Diatoms, a keystone phylum in Earth’s ecosystems, are responsible for substantial oxygen production and the fixation of carbon dioxide in the form of carbohydrates that fuel global food webs. They host diverse prokaryotes, yet how diatoms preferentially recruit those with complementary metabolic traits remains unknown.

Results

We discovered that diatoms exude a C6-sulfated α-1,3-mannan that serves as a selective carbon source for adapted Polaribacter. Its structure was resolved using NMR spectroscopy, chromatography, chemical synthesis, and enzymatic dissection.

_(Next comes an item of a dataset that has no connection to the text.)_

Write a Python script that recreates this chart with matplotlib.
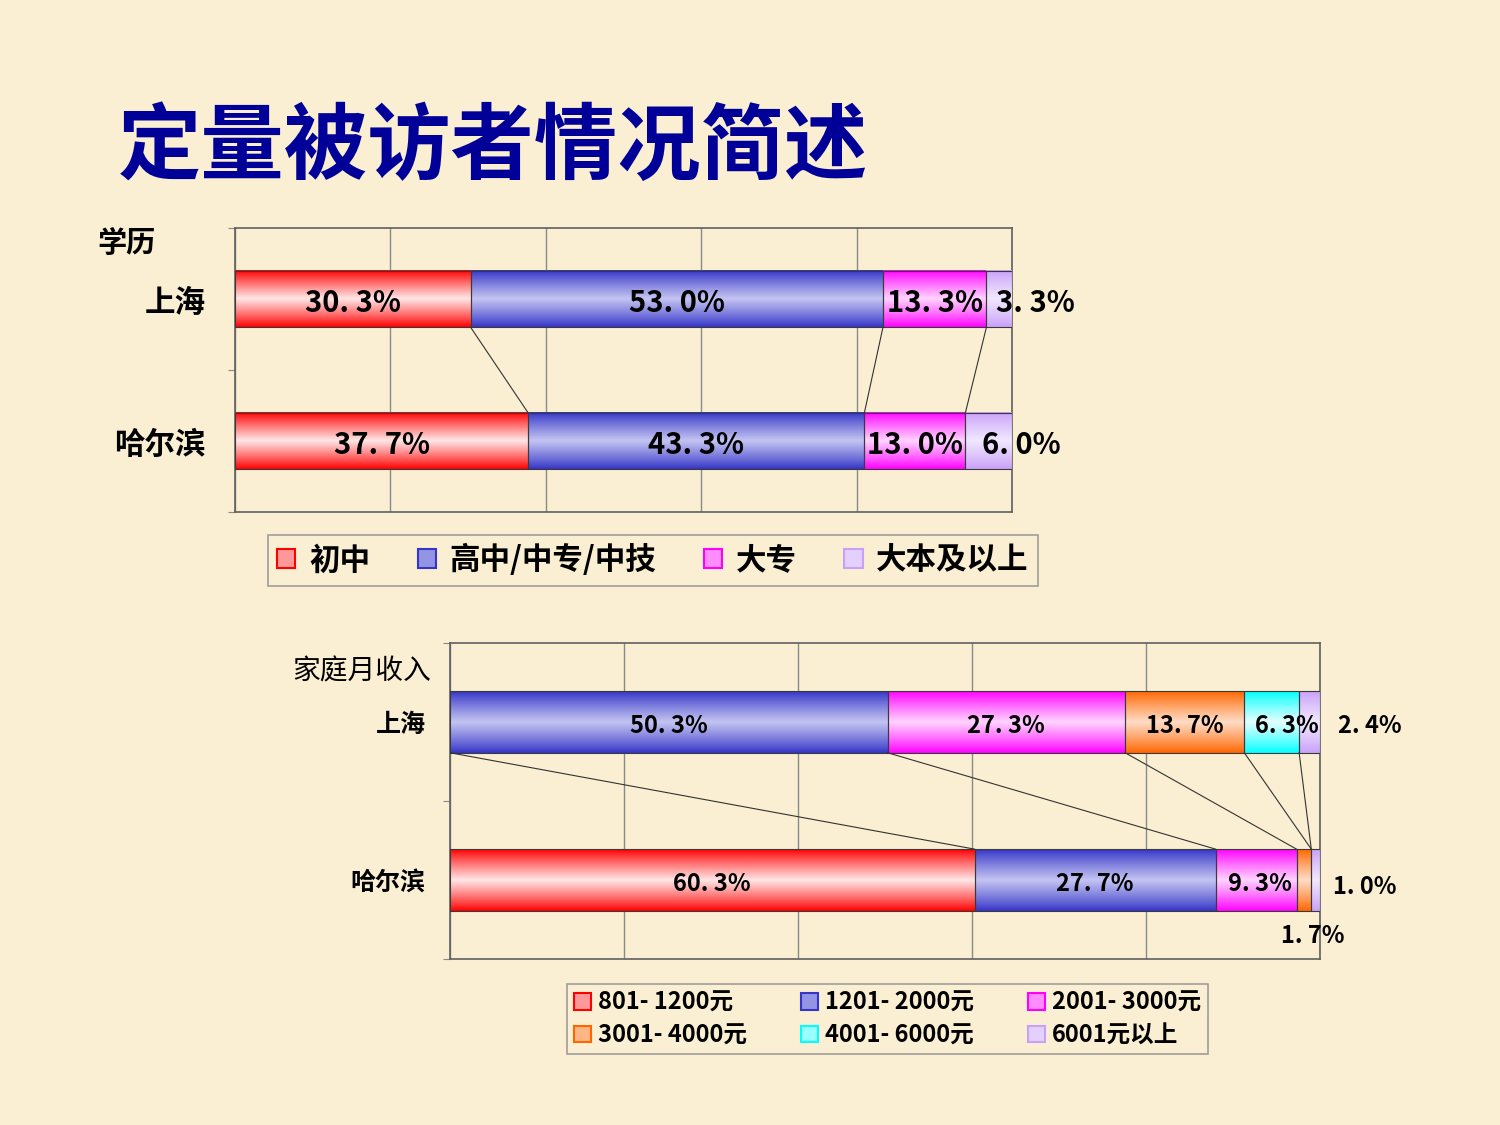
import numpy as np
import matplotlib.pyplot as plt
from matplotlib.patches import Patch
from matplotlib.colors import to_rgb

plt.rcParams['font.family'] = ['Noto Sans CJK SC', 'DejaVu Sans']

# ---- data ----
title = '定量被访者情况简述'
cities = ['上海', '哈尔滨']

edu_title = '学历'
edu_labels = ['初中', '高中/中专/中技', '大专', '大本及以上']
edu_shanghai = [30.3, 53.0, 13.3, 3.3]
edu_harbin = [37.7, 43.3, 13.0, 6.0]

inc_title = '家庭月收入'
inc_labels = ['801- 1200元', '1201- 2000元', '2001- 3000元',
              '3001- 4000元', '4001- 6000元', '6001元以上']
inc_shanghai = [0.0, 50.3, 27.3, 13.7, 6.3, 2.4]
inc_harbin = [60.3, 27.7, 9.3, 1.7, 0.0, 1.0]

# ---- styles ----
bg = '#FAEFD3'
red = ('#FF0000', '#FFE6E6')
blue = ('#3535C8', '#C4C4F2')
magenta = ('#FF00FF', '#FFD4FF')
lavender = ('#C9A0F8', '#F1E8FF')
orange = ('#FF6600', '#FFDCC6')
cyan = ('#00FFFF', '#E6FFFF')

edu_colors = [red, blue, magenta, lavender]
inc_colors = [red, blue, magenta, orange, cyan, lavender]

# label nudges (data units): (row, segment) -> (dx, dy); row 0 = 上海, row 1 = 哈尔滨
edu_nudge = {(0, 3): (4.6, 0), (1, 3): (4.2, 0)}
inc_nudge = {(0, 4): (1.8, 0), (0, 5): (6.9, 0), (1, 2): (0.4, 0),
             (1, 3): (1.0, -0.33), (1, 5): (5.6, -0.02)}


def pct(v):
    return f'{v:.1f}%'.replace('.', '. ')


def gradient(base, light, n=64):
    t = np.linspace(0, 1, n)
    m = (1 - np.abs(2 * t - 1)) ** 0.9
    b = np.array(to_rgb(base))
    l = np.array(to_rgb(light))
    return (b[None, :] * (1 - m[:, None]) + l[None, :] * m[:, None])[:, None, :]


def mid(c):
    return tuple((np.array(to_rgb(c[0])) + 2 * np.array(to_rgb(c[1]))) / 3)


def stacked(ax, rows, colors, h, fs, nudge, line_y, ty):
    # rows: list of (ypos, values)
    ends = []
    for r, (y, vals) in enumerate(rows):
        vals = np.array(vals) / np.sum(vals) * 100
        left = 0
        row_ends = []
        for i, v in enumerate(vals):
            if v > 0:
                bar = ax.barh(y, v, left=left, height=h, facecolor='none',
                              edgecolor='#3a3a3a', lw=0.8, zorder=4)[0]
                x0, y0 = bar.get_xy()
                ax.imshow(gradient(*colors[i]), extent=[x0, x0 + bar.get_width(), y0, y0 + bar.get_height()],
                          aspect='auto', origin='lower', interpolation='bilinear', zorder=3)
                dx, dy = nudge.get((r, i), (0, 0))
                ax.text(left + v / 2 + dx, y + dy + ty, pct(rows[r][1][i]), ha='center', va='center',
                        fontsize=fs, fontweight='bold', color='black', zorder=5)
            left += v
            row_ends.append(left)
        ends.append(row_ends)
    # series lines between the two bars
    top, bot = ends[0], ends[1]
    for i in range(len(top) - 1):
        ax.plot([top[i], bot[i]], line_y, color='#333333', lw=0.8, zorder=4)


def frame(ax):
    ax.set_xlim(0, 100)
    ax.set_ylim(-0.5, 1.5)
    ax.set_facecolor('none')
    ax.set_xticks([0, 20, 40, 60, 80, 100])
    ax.set_xticklabels([])
    ax.tick_params(axis='x', length=0)
    ax.set_yticks([-0.5, 0.5, 1.5])
    ax.set_yticklabels([])
    ax.tick_params(axis='y', length=5, color='#888888', direction='out')
    ax.grid(axis='x', color='#8a8a8a', lw=1, zorder=1)
    for s in ax.spines.values():
        s.set_color('#606060')
        s.set_linewidth(1.2)


fig = plt.figure(figsize=(15, 11.25), dpi=100)
fig.patch.set_facecolor(bg)

fig.text(0.0787, 0.868, title, fontsize=60, fontweight='bold', color='#000099',
         ha='left', va='center')

# ---- education ----
ax1 = fig.add_axes([0.1567, 0.5449, 0.518, 0.2524])
frame(ax1)
h1 = 0.4
stacked(ax1, [(1, edu_shanghai), (0, edu_harbin)], edu_colors, h1, 21, edu_nudge,
        [1 - h1 / 2, h1 / 2], -0.025)
for y, c in zip([1, 0], cities):
    ax1.text(-0.038, y - 0.03, c, transform=ax1.get_yaxis_transform(), ha='right', va='center',
             fontsize=22, fontweight='bold')
fig.text(0.0647, 1 - 243 / 1125, edu_title, fontsize=21, fontweight='bold', ha='left', va='center')

h_edu = [Patch(facecolor=mid(c), edgecolor=c[0], lw=1.5) for c in edu_colors]
leg1 = fig.legend(h_edu, edu_labels, loc='center', bbox_to_anchor=(0.4353, 0.502), ncol=4,
                  prop={'size': 22, 'weight': 'bold'}, frameon=True, fancybox=False,
                  handlelength=0.6, handleheight=0.6, handletextpad=0.45, columnspacing=1.55,
                  borderpad=0.3, edgecolor='#8a8a8a', facecolor='none')
leg1.get_frame().set_linewidth(1.2)

# ---- income ----
ax2 = fig.add_axes([0.3, 0.1476, 0.58, 0.2809])
frame(ax2)
h2 = 0.39
stacked(ax2, [(1, inc_shanghai), (0, inc_harbin)], inc_colors, h2, 17, inc_nudge,
        [1 - h2 / 2, h2 / 2], -0.025)
for y, c in zip([1, 0], cities):
    ax2.text(-0.028, y - 0.02, c, transform=ax2.get_yaxis_transform(), ha='right', va='center',
             fontsize=18, fontweight='bold')
fig.text(0.1947, 0.4035, inc_title, fontsize=20, ha='left', va='center')

order = [0, 3, 1, 4, 2, 5]
h_inc = [Patch(facecolor=mid(inc_colors[i]), edgecolor=inc_colors[i][0], lw=1.5) for i in order]
leg2 = fig.legend(h_inc, [inc_labels[i] for i in order], loc='center', bbox_to_anchor=(0.5917, 0.0942),
                  ncol=3, prop={'size': 17, 'weight': 'bold'}, frameon=True, fancybox=False,
                  handlelength=0.7, handleheight=0.7, handletextpad=0.3, columnspacing=2.3,
                  borderpad=0.3, labelspacing=0.35, edgecolor='#8a8a8a', facecolor='none')
leg2.get_frame().set_linewidth(1.2)

fig.savefig('out.png', dpi=100, facecolor=bg)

Biochemical, physiological, and structural analyses demonstrated, that specialized Bacteroidota employ a four-enzyme pathway to metabolize this glycan. Metagenomic and transcriptomic data revealed that sulfated mannan utilization loci are globally abundant and actively expressed in surface ocean bacterioplankton. Because this mannan provides only carbon, oxygen, sulfur, and hydrogen, bacteria must obtain other essential elements elsewhere, reinforcing metabolic interdependence.

Conclusions

Together, these results define a chemically specific interaction between diatoms and specialized bacteria that is mediated by a single sulfated polysaccharide and a dedicated four-enzyme degradation pathway. Presence of this pathway in marine metagenomes and transcriptomes indicates that a sulfated mannan from diatoms exerts selection pressure in the sunlit ocean microbiome.